Task objective:
Return precisely the span of lines from the top of the material below to the line containing "0.91, 1.00, 1.00];", both included. Pictures are excluded.

Material provided:
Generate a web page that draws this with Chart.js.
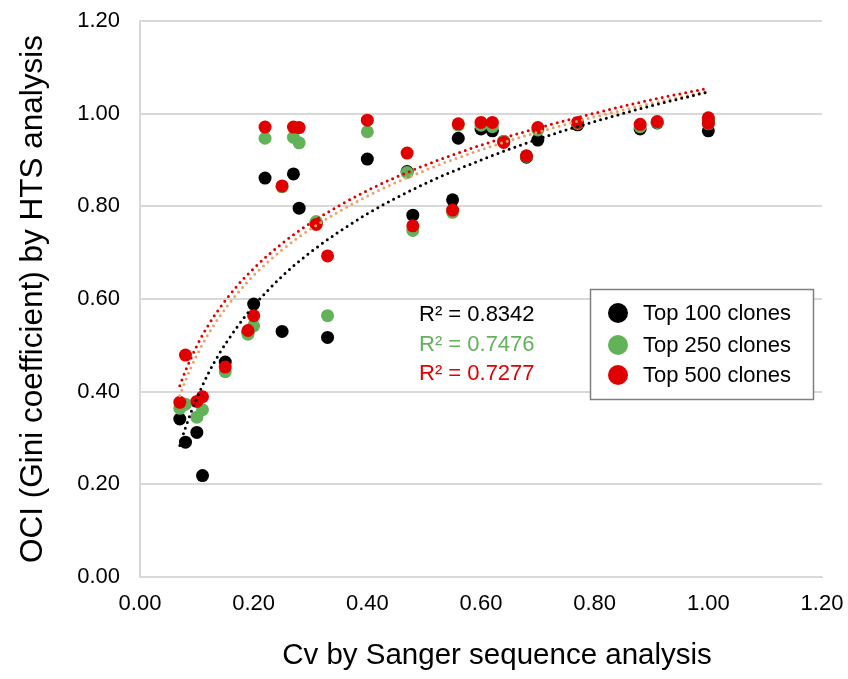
<!DOCTYPE html>
<html>
<head>
<meta charset="utf-8">
<script src="https://cdn.jsdelivr.net/npm/chart.js@4.4.1/dist/chart.umd.min.js"></script>
<style>
  html, body { margin: 0; padding: 0; background: #fff; }
  #wrap { width: 848px; height: 679px; }
</style>
</head>
<body>
<div id="wrap"><canvas id="grafica" width="848" height="679"></canvas></div>
<script>
// Cv por muestra (eje x), compartido por las tres series
var cv = [0.07, 0.08, 0.10, 0.11, 0.15, 0.19, 0.20, 0.22, 0.25, 0.27, 0.28, 0.31, 0.33, 0.40,
          0.47, 0.48, 0.55, 0.56, 0.60, 0.62, 0.64, 0.68, 0.70, 0.77, 0.88, 0.91, 1.00, 1.00];

// OCI (Gini) por serie
var top100 = [0.341, 0.291, 0.312, 0.219, 0.464, 0.528, 0.589, 0.861, 0.530, 0.870, 0.796, 0.764, 0.517, 0.902,
              0.875, 0.781, 0.814, 0.947, 0.967, 0.963, 0.940, 0.906, 0.943, 0.976, 0.967, 0.980, 0.963, 0.985];
var top250 = [0.364, 0.373, 0.345, 0.361, 0.443, 0.524, 0.542, 0.947, 0.842, 0.949, 0.937, 0.767, 0.564, 0.961,
              0.873, 0.748, 0.787, 0.975, 0.975, 0.972, 0.940, 0.908, 0.965, 0.979, 0.972, 0.981, 0.978, 0.990];
var top500 = [0.377, 0.479, 0.379, 0.389, 0.453, 0.532, 0.564, 0.971, 0.844, 0.971, 0.970, 0.761, 0.693, 0.986,
              0.915, 0.758, 0.792, 0.978, 0.981, 0.981, 0.938, 0.909, 0.970, 0.981, 0.977, 0.983, 0.979, 0.991];

// Líneas de tendencia (logarítmicas)
var tendX    = [0.07, 0.08, 0.09, 0.10, 0.12, 0.14, 0.17, 0.20, 0.25, 0.30, 0.40, 0.50, 0.60, 0.70, 0.80, 0.90, 1.00];
var tend100  = [0.284, 0.322, 0.356, 0.386, 0.439, 0.483, 0.538, 0.585, 0.649, 0.701, 0.784, 0.848, 0.900, 0.945, 0.983, 1.017, 1.047];
var tend250  = [0.391, 0.424, 0.453, 0.479, 0.524, 0.562, 0.610, 0.651, 0.706, 0.751, 0.822, 0.877, 0.922, 0.960, 0.993, 1.022, 1.048];
var tend500  = [0.413, 0.445, 0.473, 0.499, 0.543, 0.580, 0.627, 0.666, 0.720, 0.764, 0.834, 0.888, 0.932, 0.969, 1.001, 1.030, 1.055];

var etiquetas = ["Top 100 clones", "Top 250 clones", "Top 500 clones"];
var r2Textos  = ["R\u00B2 = 0.8342", "R\u00B2 = 0.7476", "R\u00B2 = 0.7277"];
var tituloX   = "Cv by Sanger sequence analysis";
var tituloY   = "OCI (Gini coefficient) by HTS analysis";
var colores   = ["#000000", "#62B25A", "#E10000"];
var colorTendencia = ["#000000", "#EFA062", "#E10000"];

function pares(xs, ys) {
    return xs.map(function (x, i) { return { x: x, y: ys[i] }; });
}

var fuente = "'Liberation Sans', Arial, Helvetica, sans-serif";

// Leyenda, textos R² y título del eje x (un poco desplazado a la derecha, como en el original)
var extras = {
    id: "extras",
    afterDraw: function (chart) {
        var ctx = chart.ctx;
        ctx.save();
        ctx.textBaseline = "middle";

        ctx.font = "29.5px " + fuente;
        ctx.textAlign = "center";
        ctx.fillStyle = "#000000";
        ctx.fillText(tituloX, 497, 656);

        ctx.font = "22px " + fuente;
        ctx.textAlign = "left";
        var filasR2 = [315, 345, 374];
        r2Textos.forEach(function (t, i) {
            ctx.fillStyle = colores[i];
            ctx.fillText(t, 419, filasR2[i]);
        });

        // caja de la leyenda
        ctx.fillStyle = "#ffffff";
        ctx.fillRect(590, 289, 223, 110);
        ctx.strokeStyle = "#7F7F7F";
        ctx.lineWidth = 1.5;
        ctx.strokeRect(590.5, 289.5, 223, 110);
        var filas = [313, 345, 375];
        etiquetas.forEach(function (t, i) {
            ctx.beginPath();
            ctx.arc(618, filas[i], 10, 0, Math.PI * 2);
            ctx.fillStyle = colores[i];
            ctx.fill();
            ctx.fillStyle = "#000000";
            ctx.fillText(t, 643, filas[i] + 1);
        });
        ctx.restore();
    }
};

var ctx = document.getElementById("grafica").getContext("2d");
var chart = new Chart(ctx, {
    type: "scatter",
    data: {
        datasets: [
            { label: "tend100", data: pares(tendX, tend100), showLine: true, pointRadius: 0,
              borderColor: colorTendencia[0], borderWidth: 3, borderDash: [0, 6], borderCapStyle: "round",
              cubicInterpolationMode: "monotone", order: 0 },
            { label: "tend250", data: pares(tendX, tend250), showLine: true, pointRadius: 0,
              borderColor: colorTendencia[1], borderWidth: 3, borderDash: [0, 6], borderCapStyle: "round",
              cubicInterpolationMode: "monotone", order: 0 },
            { label: "tend500", data: pares(tendX, tend500), showLine: true, pointRadius: 0,
              borderColor: colorTendencia[2], borderWidth: 3, borderDash: [0, 6], borderCapStyle: "round",
              cubicInterpolationMode: "monotone", order: 0 },
            { label: etiquetas[2], data: pares(cv, top500), backgroundColor: colores[2],
              pointRadius: 6.5, pointBorderWidth: 0, order: 1 },
            { label: etiquetas[1], data: pares(cv, top250), backgroundColor: colores[1],
              pointRadius: 6.5, pointBorderWidth: 0, order: 2 },
            { label: etiquetas[0], data: pares(cv, top100), backgroundColor: colores[0],
              pointRadius: 6.5, pointBorderWidth: 0, order: 3 }
        ]
    },
    options: {
        responsive: false,
        animation: false,
        layout: { padding: { top: 21, right: 26, left: 0, bottom: 0 } },
        plugins: { legend: { display: false }, tooltip: { enabled: false } },
        scales: {
            x: {
                type: "linear", min: 0, max: 1.2,
                afterFit: function (scale) {
                    scale.height = 102;
                    scale.paddingLeft = 0;
                    scale.paddingRight = 0;
                },
                grid: { display: false, drawTicks: false },
                border: { display: true, color: "#D9D9D9", width: 2 },
                ticks: {
                    stepSize: 0.2, padding: 14, color: "#000000",
                    font: { family: fuente, size: 22 },
                    callback: function (v) { return Number(v).toFixed(2); }
                },
                title: { display: false }
            },
            y: {
                type: "linear", min: 0, max: 1.2,
                afterFit: function (scale) {
                    scale.width = 140;
                    scale.paddingTop = 0;
                    scale.paddingBottom = 0;
                },
                grid: { color: "#D9D9D9", lineWidth: 2, drawTicks: false },
                border: { display: true, color: "#D9D9D9", width: 2 },
                ticks: {
                    stepSize: 0.2, padding: 20, color: "#000000",
                    font: { family: fuente, size: 22 },
                    callback: function (v) { return Number(v).toFixed(2); }
                },
                title: {
                    display: true, text: tituloY, color: "#000000",
                    font: { family: fuente, size: 31.5 }, padding: { top: 14, bottom: 0 }
                }
            }
        }
    },
    plugins: [extras]
});
</script>
</body>
</html>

Correct output:
Generate a web page that draws this with Chart.js.
<!DOCTYPE html>
<html>
<head>
<meta charset="utf-8">
<script src="https://cdn.jsdelivr.net/npm/chart.js@4.4.1/dist/chart.umd.min.js"></script>
<style>
  html, body { margin: 0; padding: 0; background: #fff; }
  #wrap { width: 848px; height: 679px; }
</style>
</head>
<body>
<div id="wrap"><canvas id="grafica" width="848" height="679"></canvas></div>
<script>
// Cv por muestra (eje x), compartido por las tres series
var cv = [0.07, 0.08, 0.10, 0.11, 0.15, 0.19, 0.20, 0.22, 0.25, 0.27, 0.28, 0.31, 0.33, 0.40,
          0.47, 0.48, 0.55, 0.56, 0.60, 0.62, 0.64, 0.68, 0.70, 0.77, 0.88, 0.91, 1.00, 1.00];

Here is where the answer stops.